GIVEN DATA:
┄┄┄┄┄┄
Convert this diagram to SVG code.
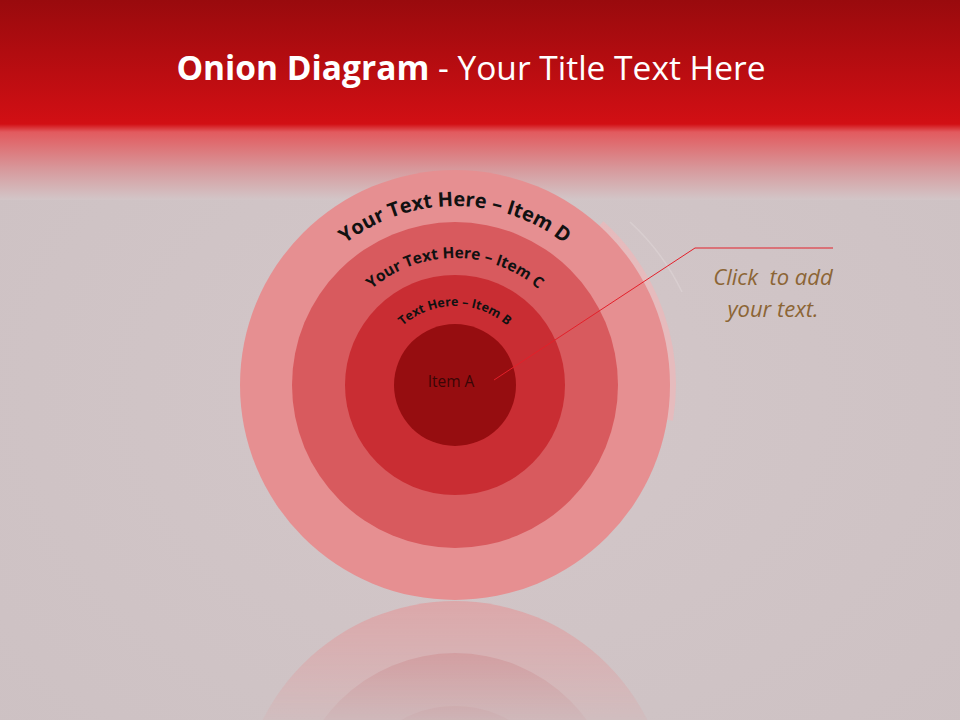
<svg xmlns="http://www.w3.org/2000/svg" width="960" height="720" viewBox="0 0 960 720">
<defs>
<linearGradient id="hdr" x1="0" y1="0" x2="0" y2="1">
<stop offset="0" stop-color="#990a0d"/>
<stop offset="0.62" stop-color="#d20f14"/>
<stop offset="0.66" stop-color="#e25a5e"/>
<stop offset="0.85" stop-color="#d79a9d"/>
<stop offset="1" stop-color="#d2c6c8"/>
</linearGradient>
<radialGradient id="bg" cx="0.5" cy="0.55" r="0.7">
<stop offset="0" stop-color="#d3c7c9"/>
<stop offset="1" stop-color="#cdc1c3"/>
</radialGradient>
<linearGradient id="refl" x1="0" y1="0" x2="0" y2="1">
<stop offset="0" stop-color="#fff" stop-opacity="0.55"/>
<stop offset="1" stop-color="#fff" stop-opacity="0.1"/>
</linearGradient>
<mask id="reflMask"><rect x="0" y="600" width="960" height="120" fill="url(#refl)"/></mask>
<path id="arcD" d="M 276,385 A 179,179 0 0 1 634,385"/>
<path id="arcC" d="M 328,385 A 127,127 0 0 1 582,385"/>
<path id="arcB" d="M 376,385 A 79,79 0 0 1 534,385"/>
</defs>
<style>
.ring{stroke:none}
.curve{font-family:"Open Sans","Liberation Sans",sans-serif;font-weight:bold;fill:#111}
.callout{font-family:"Open Sans","Liberation Sans",sans-serif;font-style:italic;font-size:22px;fill:#8c6535}
</style>
<rect width="960" height="720" fill="url(#bg)"/>
<rect width="960" height="200" fill="url(#hdr)"/>
<text x="471" y="80" text-anchor="middle" font-family="Open Sans, Liberation Sans, sans-serif" font-size="33.5" fill="#fff"><tspan font-weight="bold">Onion Diagram</tspan> - Your Title Text Here</text>
<g id="reflection" mask="url(#reflMask)">
<circle cx="455" cy="816" r="215" fill="#e68f91"/>
<circle cx="455" cy="816" r="163" fill="#d85a5e"/>
<circle cx="455" cy="816" r="110" fill="#c92d33"/>
</g>
<path d="M 600,225 A 215,215 0 0 1 668,420" fill="none" stroke="#f3b4b6" stroke-width="10" opacity="0.6"/>
<path d="M 630,222 A 230,230 0 0 1 682,292" fill="none" stroke="#ece6e4" stroke-width="1.5" opacity="0.3"/>
<g id="itemD"><circle class="ring" cx="455" cy="385" r="215" fill="#e68f91" stroke="#c46a6c" stroke-width="0.8"/>
<text class="curve" font-size="20"><textPath href="#arcD" startOffset="50%" text-anchor="middle">Your Text Here – Item D</textPath></text></g>
<g id="itemC"><circle class="ring" cx="455" cy="385" r="163" fill="#d85a5e"/>
<text class="curve" font-size="15.5"><textPath href="#arcC" startOffset="50%" text-anchor="middle">Your Text Here – Item C</textPath></text></g>
<g id="itemB"><circle class="ring" cx="455" cy="385" r="110" fill="#c92d33"/>
<text class="curve" font-size="12.5"><textPath href="#arcB" startOffset="50%" text-anchor="middle">Text Here – Item B</textPath></text></g>
<g id="itemA"><circle class="ring" cx="455" cy="385" r="61" fill="#960d10"/>
<text x="451" y="387" text-anchor="middle" font-family="Open Sans, Liberation Sans, sans-serif" font-size="15.5" fill="#3a0606">Item A</text></g>
<g id="connectors"><polyline points="494,380 695,248 833,248" fill="none" stroke="#e3202a" stroke-width="1"/></g>
<g id="callout">
<text class="callout" x="773" y="285" text-anchor="middle">Click&#160; to add</text>
<text class="callout" x="773" y="317" text-anchor="middle">your text.</text>
</g>
</svg>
┄┄┄┄┄┄
DO THIS:
Copy the whole listing above word for word but do not carry over the pictures.

THE RESPONSE:
Convert this diagram to SVG code.
<svg xmlns="http://www.w3.org/2000/svg" width="960" height="720" viewBox="0 0 960 720">
<defs>
<linearGradient id="hdr" x1="0" y1="0" x2="0" y2="1">
<stop offset="0" stop-color="#990a0d"/>
<stop offset="0.62" stop-color="#d20f14"/>
<stop offset="0.66" stop-color="#e25a5e"/>
<stop offset="0.85" stop-color="#d79a9d"/>
<stop offset="1" stop-color="#d2c6c8"/>
</linearGradient>
<radialGradient id="bg" cx="0.5" cy="0.55" r="0.7">
<stop offset="0" stop-color="#d3c7c9"/>
<stop offset="1" stop-color="#cdc1c3"/>
</radialGradient>
<linearGradient id="refl" x1="0" y1="0" x2="0" y2="1">
<stop offset="0" stop-color="#fff" stop-opacity="0.55"/>
<stop offset="1" stop-color="#fff" stop-opacity="0.1"/>
</linearGradient>
<mask id="reflMask"><rect x="0" y="600" width="960" height="120" fill="url(#refl)"/></mask>
<path id="arcD" d="M 276,385 A 179,179 0 0 1 634,385"/>
<path id="arcC" d="M 328,385 A 127,127 0 0 1 582,385"/>
<path id="arcB" d="M 376,385 A 79,79 0 0 1 534,385"/>
</defs>
<style>
.ring{stroke:none}
.curve{font-family:"Open Sans","Liberation Sans",sans-serif;font-weight:bold;fill:#111}
.callout{font-family:"Open Sans","Liberation Sans",sans-serif;font-style:italic;font-size:22px;fill:#8c6535}
</style>
<rect width="960" height="720" fill="url(#bg)"/>
<rect width="960" height="200" fill="url(#hdr)"/>
<text x="471" y="80" text-anchor="middle" font-family="Open Sans, Liberation Sans, sans-serif" font-size="33.5" fill="#fff"><tspan font-weight="bold">Onion Diagram</tspan> - Your Title Text Here</text>
<g id="reflection" mask="url(#reflMask)">
<circle cx="455" cy="816" r="215" fill="#e68f91"/>
<circle cx="455" cy="816" r="163" fill="#d85a5e"/>
<circle cx="455" cy="816" r="110" fill="#c92d33"/>
</g>
<path d="M 600,225 A 215,215 0 0 1 668,420" fill="none" stroke="#f3b4b6" stroke-width="10" opacity="0.6"/>
<path d="M 630,222 A 230,230 0 0 1 682,292" fill="none" stroke="#ece6e4" stroke-width="1.5" opacity="0.3"/>
<g id="itemD"><circle class="ring" cx="455" cy="385" r="215" fill="#e68f91" stroke="#c46a6c" stroke-width="0.8"/>
<text class="curve" font-size="20"><textPath href="#arcD" startOffset="50%" text-anchor="middle">Your Text Here – Item D</textPath></text></g>
<g id="itemC"><circle class="ring" cx="455" cy="385" r="163" fill="#d85a5e"/>
<text class="curve" font-size="15.5"><textPath href="#arcC" startOffset="50%" text-anchor="middle">Your Text Here – Item C</textPath></text></g>
<g id="itemB"><circle class="ring" cx="455" cy="385" r="110" fill="#c92d33"/>
<text class="curve" font-size="12.5"><textPath href="#arcB" startOffset="50%" text-anchor="middle">Text Here – Item B</textPath></text></g>
<g id="itemA"><circle class="ring" cx="455" cy="385" r="61" fill="#960d10"/>
<text x="451" y="387" text-anchor="middle" font-family="Open Sans, Liberation Sans, sans-serif" font-size="15.5" fill="#3a0606">Item A</text></g>
<g id="connectors"><polyline points="494,380 695,248 833,248" fill="none" stroke="#e3202a" stroke-width="1"/></g>
<g id="callout">
<text class="callout" x="773" y="285" text-anchor="middle">Click&#160; to add</text>
<text class="callout" x="773" y="317" text-anchor="middle">your text.</text>
</g>
</svg>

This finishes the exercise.